- **Supplied data**
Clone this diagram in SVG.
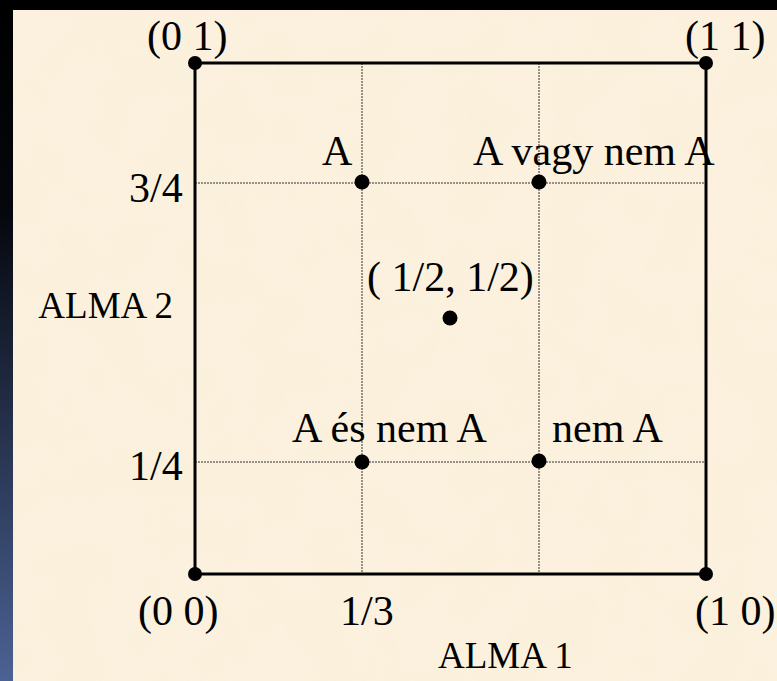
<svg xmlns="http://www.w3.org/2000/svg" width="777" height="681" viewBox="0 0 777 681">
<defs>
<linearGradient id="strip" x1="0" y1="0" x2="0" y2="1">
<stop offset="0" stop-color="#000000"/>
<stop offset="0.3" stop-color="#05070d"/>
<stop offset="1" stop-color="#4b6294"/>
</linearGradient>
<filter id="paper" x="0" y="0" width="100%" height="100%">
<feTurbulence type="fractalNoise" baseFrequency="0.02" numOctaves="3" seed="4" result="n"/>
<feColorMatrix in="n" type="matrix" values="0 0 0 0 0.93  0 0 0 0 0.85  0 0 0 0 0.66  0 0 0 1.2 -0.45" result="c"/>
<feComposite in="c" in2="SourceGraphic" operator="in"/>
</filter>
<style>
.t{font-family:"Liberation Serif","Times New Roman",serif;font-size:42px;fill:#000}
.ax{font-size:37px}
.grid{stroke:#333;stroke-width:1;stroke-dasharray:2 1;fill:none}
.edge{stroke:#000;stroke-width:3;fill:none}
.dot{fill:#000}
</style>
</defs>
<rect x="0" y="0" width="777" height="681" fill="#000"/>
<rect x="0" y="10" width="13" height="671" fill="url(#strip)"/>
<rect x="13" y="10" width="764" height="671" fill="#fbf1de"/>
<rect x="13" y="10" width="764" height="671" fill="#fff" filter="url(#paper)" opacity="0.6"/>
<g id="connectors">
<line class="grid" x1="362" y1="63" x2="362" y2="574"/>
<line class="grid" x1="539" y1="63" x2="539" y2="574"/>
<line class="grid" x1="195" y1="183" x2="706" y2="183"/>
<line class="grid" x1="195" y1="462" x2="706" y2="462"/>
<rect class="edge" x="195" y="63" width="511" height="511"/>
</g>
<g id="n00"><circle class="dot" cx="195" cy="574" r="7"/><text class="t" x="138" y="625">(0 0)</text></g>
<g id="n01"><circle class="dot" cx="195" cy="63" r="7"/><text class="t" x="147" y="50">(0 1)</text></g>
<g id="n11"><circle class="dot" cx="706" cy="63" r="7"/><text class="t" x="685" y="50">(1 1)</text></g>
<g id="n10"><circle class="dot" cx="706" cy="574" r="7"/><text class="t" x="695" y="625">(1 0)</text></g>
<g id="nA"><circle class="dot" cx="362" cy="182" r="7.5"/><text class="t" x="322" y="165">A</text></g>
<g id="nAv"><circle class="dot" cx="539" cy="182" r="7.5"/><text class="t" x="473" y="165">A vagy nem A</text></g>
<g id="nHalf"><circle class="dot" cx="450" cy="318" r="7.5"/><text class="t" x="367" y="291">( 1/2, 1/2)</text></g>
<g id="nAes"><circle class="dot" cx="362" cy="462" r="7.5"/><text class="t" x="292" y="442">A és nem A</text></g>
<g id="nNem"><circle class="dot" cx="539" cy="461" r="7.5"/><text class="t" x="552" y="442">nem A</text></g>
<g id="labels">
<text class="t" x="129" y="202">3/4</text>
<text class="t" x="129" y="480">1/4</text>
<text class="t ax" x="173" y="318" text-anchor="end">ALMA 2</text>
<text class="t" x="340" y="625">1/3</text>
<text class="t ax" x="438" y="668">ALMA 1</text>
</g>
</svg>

- **Exercise description**
Make an exact copy of the whole listing, but don't bring over any pictures.

- **Correct answer**
Clone this diagram in SVG.
<svg xmlns="http://www.w3.org/2000/svg" width="777" height="681" viewBox="0 0 777 681">
<defs>
<linearGradient id="strip" x1="0" y1="0" x2="0" y2="1">
<stop offset="0" stop-color="#000000"/>
<stop offset="0.3" stop-color="#05070d"/>
<stop offset="1" stop-color="#4b6294"/>
</linearGradient>
<filter id="paper" x="0" y="0" width="100%" height="100%">
<feTurbulence type="fractalNoise" baseFrequency="0.02" numOctaves="3" seed="4" result="n"/>
<feColorMatrix in="n" type="matrix" values="0 0 0 0 0.93  0 0 0 0 0.85  0 0 0 0 0.66  0 0 0 1.2 -0.45" result="c"/>
<feComposite in="c" in2="SourceGraphic" operator="in"/>
</filter>
<style>
.t{font-family:"Liberation Serif","Times New Roman",serif;font-size:42px;fill:#000}
.ax{font-size:37px}
.grid{stroke:#333;stroke-width:1;stroke-dasharray:2 1;fill:none}
.edge{stroke:#000;stroke-width:3;fill:none}
.dot{fill:#000}
</style>
</defs>
<rect x="0" y="0" width="777" height="681" fill="#000"/>
<rect x="0" y="10" width="13" height="671" fill="url(#strip)"/>
<rect x="13" y="10" width="764" height="671" fill="#fbf1de"/>
<rect x="13" y="10" width="764" height="671" fill="#fff" filter="url(#paper)" opacity="0.6"/>
<g id="connectors">
<line class="grid" x1="362" y1="63" x2="362" y2="574"/>
<line class="grid" x1="539" y1="63" x2="539" y2="574"/>
<line class="grid" x1="195" y1="183" x2="706" y2="183"/>
<line class="grid" x1="195" y1="462" x2="706" y2="462"/>
<rect class="edge" x="195" y="63" width="511" height="511"/>
</g>
<g id="n00"><circle class="dot" cx="195" cy="574" r="7"/><text class="t" x="138" y="625">(0 0)</text></g>
<g id="n01"><circle class="dot" cx="195" cy="63" r="7"/><text class="t" x="147" y="50">(0 1)</text></g>
<g id="n11"><circle class="dot" cx="706" cy="63" r="7"/><text class="t" x="685" y="50">(1 1)</text></g>
<g id="n10"><circle class="dot" cx="706" cy="574" r="7"/><text class="t" x="695" y="625">(1 0)</text></g>
<g id="nA"><circle class="dot" cx="362" cy="182" r="7.5"/><text class="t" x="322" y="165">A</text></g>
<g id="nAv"><circle class="dot" cx="539" cy="182" r="7.5"/><text class="t" x="473" y="165">A vagy nem A</text></g>
<g id="nHalf"><circle class="dot" cx="450" cy="318" r="7.5"/><text class="t" x="367" y="291">( 1/2, 1/2)</text></g>
<g id="nAes"><circle class="dot" cx="362" cy="462" r="7.5"/><text class="t" x="292" y="442">A és nem A</text></g>
<g id="nNem"><circle class="dot" cx="539" cy="461" r="7.5"/><text class="t" x="552" y="442">nem A</text></g>
<g id="labels">
<text class="t" x="129" y="202">3/4</text>
<text class="t" x="129" y="480">1/4</text>
<text class="t ax" x="173" y="318" text-anchor="end">ALMA 2</text>
<text class="t" x="340" y="625">1/3</text>
<text class="t ax" x="438" y="668">ALMA 1</text>
</g>
</svg>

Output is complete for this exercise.